I was watching Kiss Kiss Bang Bang and suddenly an Iron Man movie broke out. I’m sorry. That was rude. Okay, let me be clear. I love Iron Man. I love Robert Downey Jr.. I love Shane Black. And I’ve admitted many times that RDJ could spew out Black’s dialogue in a film about recycling Coke bottles and I’d watch. It’s just that Iron Man 3 does everything it can to test that loyalty. Is it as good as Avengers? Of course not. Is it the best film of the trilogy? Not in my opinion. Is it better than Iron Man 2? I’m not so sure I can say that. To be honest, Iron Man 3 is a different genre than Iron Man 2 and even Iron Man 1. And that is where my hesitance to tout it comes from. When I first heard that Shane Black was doing part 3, I was psyched. The man has made a living of making great action comedies for years. Lethal Weapon, Last Boy Scout, and Long Kiss Goodnight, to name a few. However, the things I loved about those films is that despite the humor and comedic interactions, you could suddenly find yourself in a gritty, bloody, hardcore shootout. Humorous scenes suddenly turned on their ear by a visceral murder. A suicidal breakdown. Revenge at any cost. And Black could weave these things effortlessly. Even though those films had the help of an R rating, I had faith that Black could still come close to delivering a little taste of this in Iron Man 3. Especially with the threat of Tony Stark’s biggest comic book nemesis, The Mandarin, looming over the storyline. The tone from the commercials also seemed to hint at the darkest plot we’d seen for the character. However, Iron Man 3 turns away from Martin Riggs, Charly Baltimore, and Joe Hallenbeck and leans more toward Gay Perry and Harry Lockhart. In other words, Iron Man 3 is not an action comedy. It is a comedy with action in it.

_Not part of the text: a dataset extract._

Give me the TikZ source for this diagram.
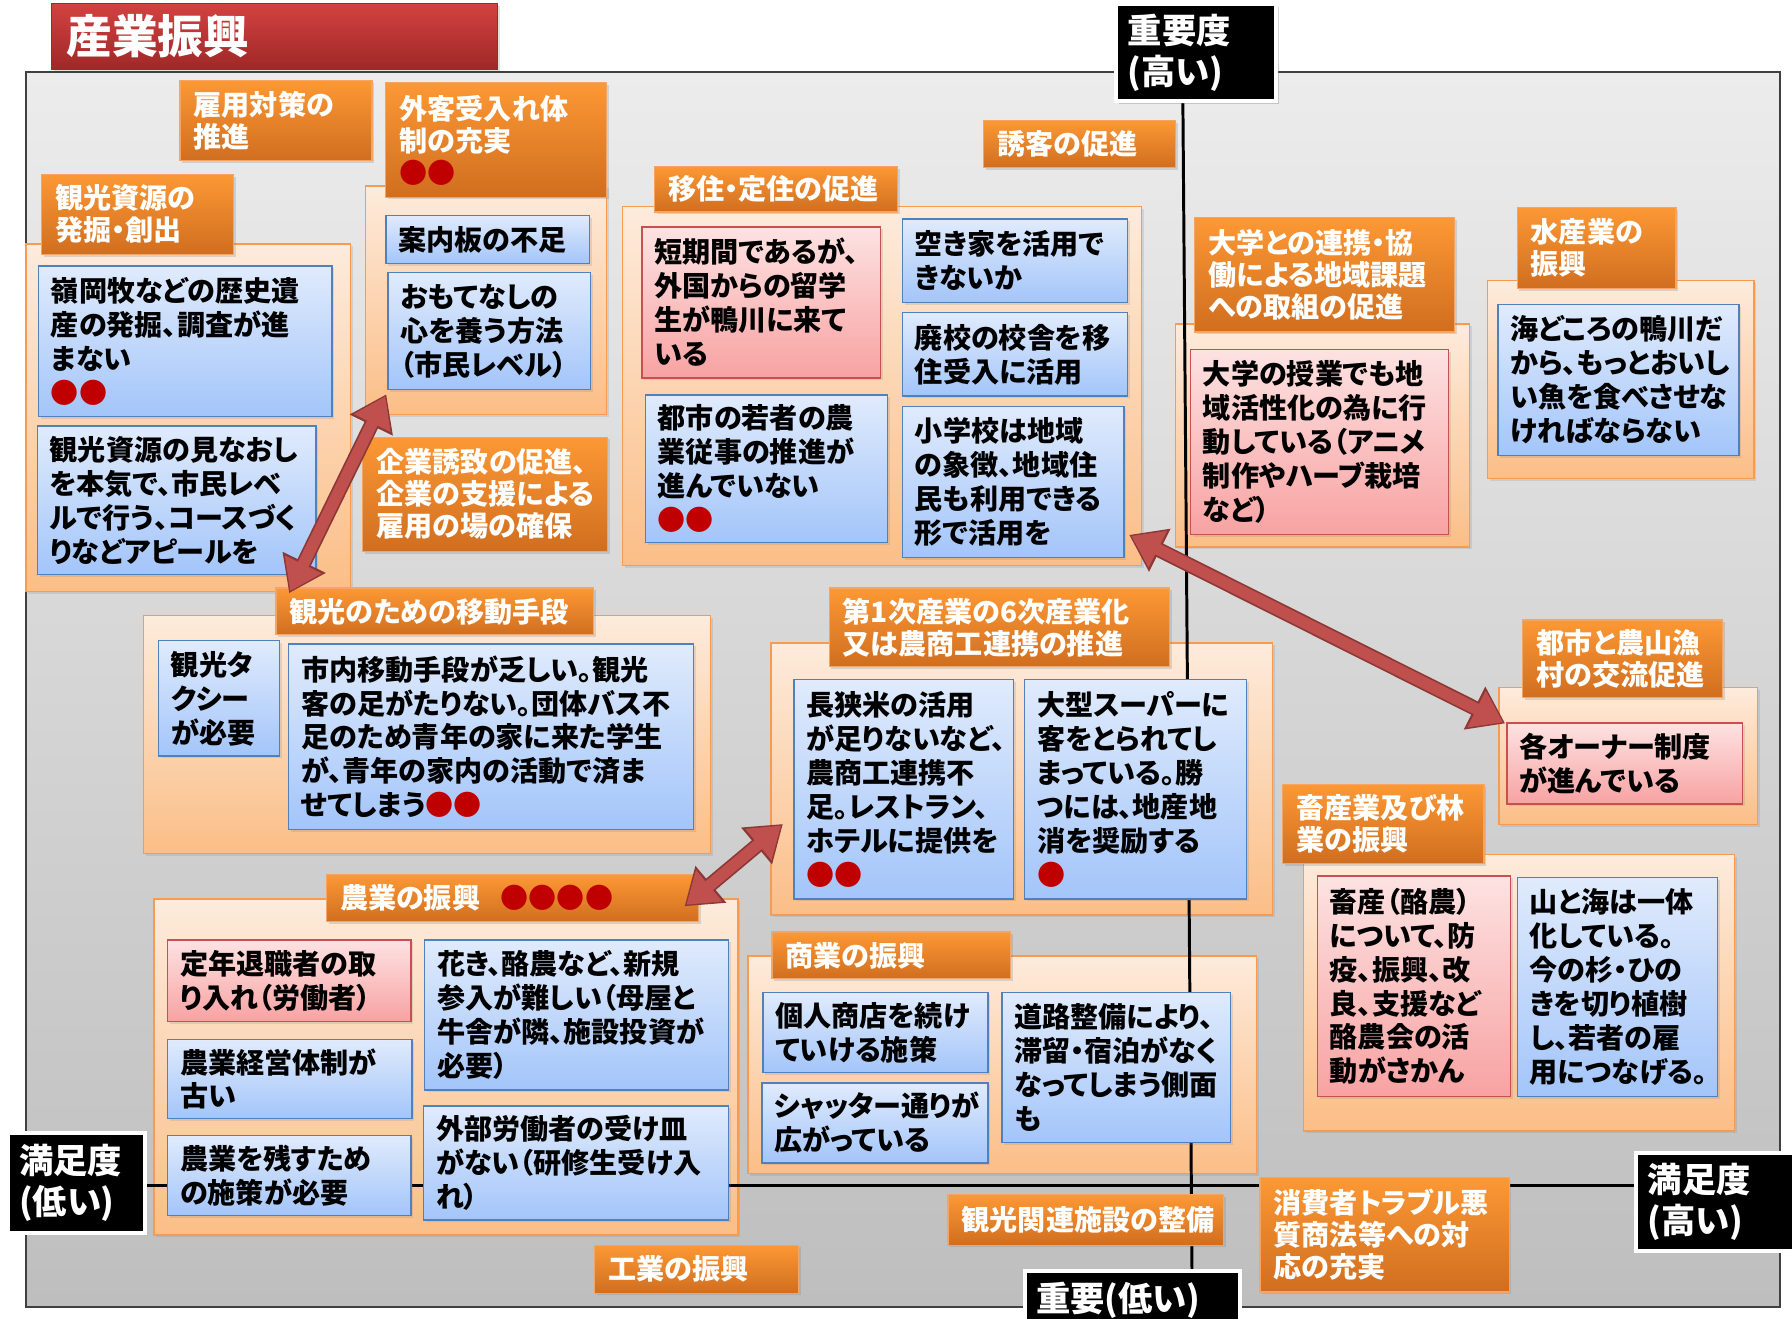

Is that a bad thing? Not necessarily. Kiss Kiss Bang Bang is one of my favorite films. However, the tone wouldn’t be the first I’d use to fit this superhero film. Take for instance the handling of the film’s villain. Director Shane Black does something with The Mandarin, that I won’t spoil, which comic book fans will either love or absolutely despise. This…um…how should I put this…’reinvention’ fits the tone of a Kiss Kiss Bang Bang but not any Marvel film we’ve seen thus far. Now, don’t get me wrong. The jokes in Iron Man 3 are very funny. But they far outnumber any action you will see in it. I, for one, thought the balance of this action comedy franchise was preparing to shift. I was just misled as to which direction it was shifting. A direction I thought was reserved for Edgar Wright’s Ant-Man or James Gunn’s Guardians Of The Galaxy.
The performances by the returning cast are solid once again. They are the one constant of the franchise. As I’ve said before, Robert Downey Jr. IS Tony Stark. He captures the essence of that character better than any actor has any comic book character ever. Though, this is the lightest lifting Downey Jr. has had to do performance wise. They touch on Tony’s post traumatic stress disorder brought on from his experiences in The Avengers. Unfortunately, it is not fully explored and eventually brushed away through jokes way faster than Stark’s self destructive tendencies were in Iron Man 2. This film is probably the funniest Tony Stark has ever been. However, the best performance Robert Downey Jr. has given as the character is still, ironically, in Avengers. Even though Paltrow is disliked in her public persona, she is adored as Pepper Potts. Keeping serve opposite an actor such as Downey Jr., in four films now, is something she deserves enormous credit for. Cheadle, though almost an afterthought in this film, also has proven that he can hold his own against Downey Jr. in a scene. More so than Terrence Howard did in Iron Man 1. I just wish these two could get more screen time together. Because when they do interact, the relationship of Tony and Rhodey just sings.
I had high hopes for Kingsley as The Mandarin. Sexy Beast proved to me how much of a badass he can be. However, Black’s risky reinvention of his character limited what Kingsley was allowed to do. Speaking of missed opportunities, Guy Pearce’s abilities were also minimally tapped in this. His flippancy, though amusing, didn’t really seem to present a viable danger to our hero. Even through the climax. Love or hate Iron Man 2, there was no question as to the danger and threat that Mickey Rourke’s Ivan Vanko gave Tony. The villains in Iron Man 3 don’t scare you as much as Vanko, Stane, or even Hammer did.
After all that, you’d think I hated the film. I don’t. Iron Man 3 is not a step backwards for the franchise or for Marvel. It, to me, is just a risky step sideways. A step in a different direction. A direction, as The Mandarin warned, I didn’t see coming. Suit up…watch it…then tell me I’m wrong.